Camden County opens housing for homeless vets
They served in the military, sometimes in battlefields on the other side of the world. But many of them returning to civilian life weren't able to find jobs or afford homes.
Helping those veterans start new lives is the goal of a new Camden County program providing temporary housing at the Lakeland Complex in Gloucester Township.
The Freeholder Board will open three new one-bedroom cottages at 11:30 a.m. Monday on North Woodbury-Turnersville Road.
They "will provide veterans with a suitable place to live until they find a permanent home," said Freeholder Deputy Director Ed McDonnell, liaison to the Camden County Office of Veterans Affairs. "Our veterans have given so much to this country, the very least we can do is give them a place to live.
"Far too many of our nation's veterans are homeless," he said.
About 58,000 veterans across the nation were identified as homeless in 2013, said the U.S. Department of Housing and Urban Development. That represents a drop of nearly 20,000 from 2010 because of transitional housing programs such as the one at the Lakeland Complex.

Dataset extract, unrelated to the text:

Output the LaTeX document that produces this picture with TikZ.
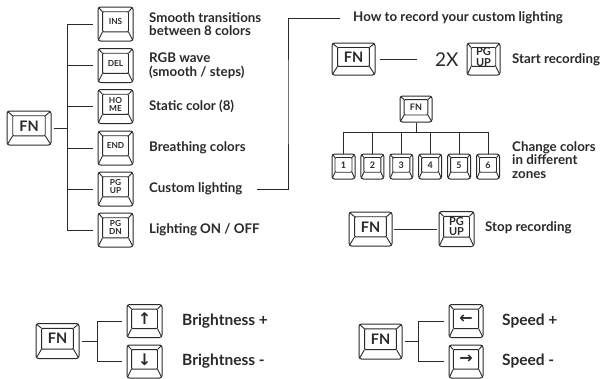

Monday's opening ceremony will be attended by McDonnell, Freeholder Director Louis Cappelli Jr., State Sen. James Beach (D., Camden), and Gloucester Township Mayor David Mayer.
Service members "have come home from conflicts, been discharged, and have no place to go," county spokesman Dan Keashen said. "The county's cottages are like bungalows. They have all the amenities a normal home would have," he said.
The site is close to the Camden County Veterans Affairs Office and Army Reserve Center, where former service members can receive services. It's also a brief walk from a NJ Transit bus stop for transportation to other services.
"Our Camden County Veterans Affairs Office has been recognized for the outstanding work they do for our military men and women," McDonnell said. "This is another way our Veterans Affairs staff can assist the veterans that they serve."
The Volunteers of America will select the veterans to temporarily live in the cottages as part of an overall effort to help the homeless get back into the community.
The project will cost $40,000, officials said. Camden County received a $25,000 grant from Norwescap Inc., a New Jersey nonprofit that works to create affordable housing. It will also seek an additional $15,000 for the group.